Use of proceeds: In the 'Impact' section, you can access the information about the GSS bonds' use of proceeds. For example, under Renewable Energy, more granular sub-set categories are available: Solar, wind, and hydrogen.

Core components for best practices: The page also provides more transparency into the use of proceeds - if they are aligned w/ ICMA's principles, if there is there a commitment to annual reporting, if there is a governance re: project valuation, what kind of external reviews take place, etc.

SDG alignment: UN SDG classification that the issuer communicates in their framework is also captured along with the second party's assessment of the use of proceeds as shown below.

Reporting by issuers: In terms of the impact analysis, it is very specific around KPIs. e.g. how much new wind energy was produced over a period.
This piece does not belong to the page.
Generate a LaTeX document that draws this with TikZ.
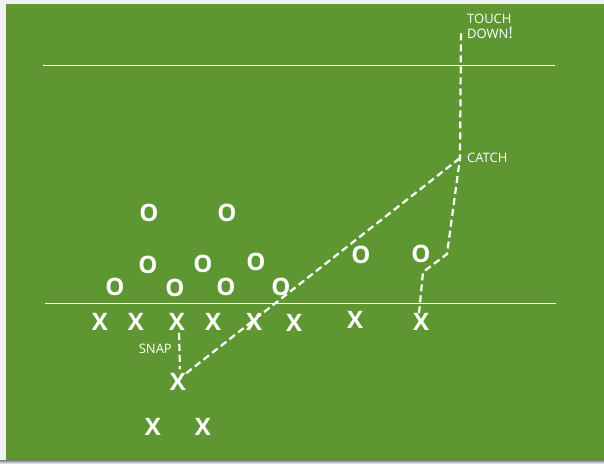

Also, it shows if there is an allocation or impact report from the issuer - both or neither.

EU Taxonomy & ICMA: The alignment re: ICMA's best practice principles is a judgment call made by Bloomberg analysts based on the issuer's core components + post data points made available such as the ongoing annual impact reports publication from the issuer. The 'Yes' tag will change to 'No' if the issuer stops producing the annual impact report. Issuer's self-identified 'EU taxonomy' alignment information is also available.

Note) You can access the issuer's annual impact report directly from the terminal.

Consistent GSS bond tagging: The tagging is available throughout the platform.

GSSB issuance universe & size: Via the gateway into the fixed income analysis SRCH > filter for 'impact' to see the universe of GSSB issuers. For example, as of Nov 2022, there were 45k issuers associated with GSS tags in the Bloomberg terminal.

Pricing action & checking greenium level: If you want to compare the pricing actions of green bonds vs. non-green bond equivalents, the conventional curve vs. green curve comparison is available. In this case below, the green curve is slightly outside the conventional curve i.e. green bonds are priced with lower yields than comparable conventional bonds for the same issuer with similar credit, coupon and maturity characteristics.

Liquidity: You can also check and compare the liquidity of the issuance.

Traders can also see the green bond tagging in their 'TW'  and 'PM' dashboards.

GSSB issuance league table: Check each issuer's GSSB issuance status and size.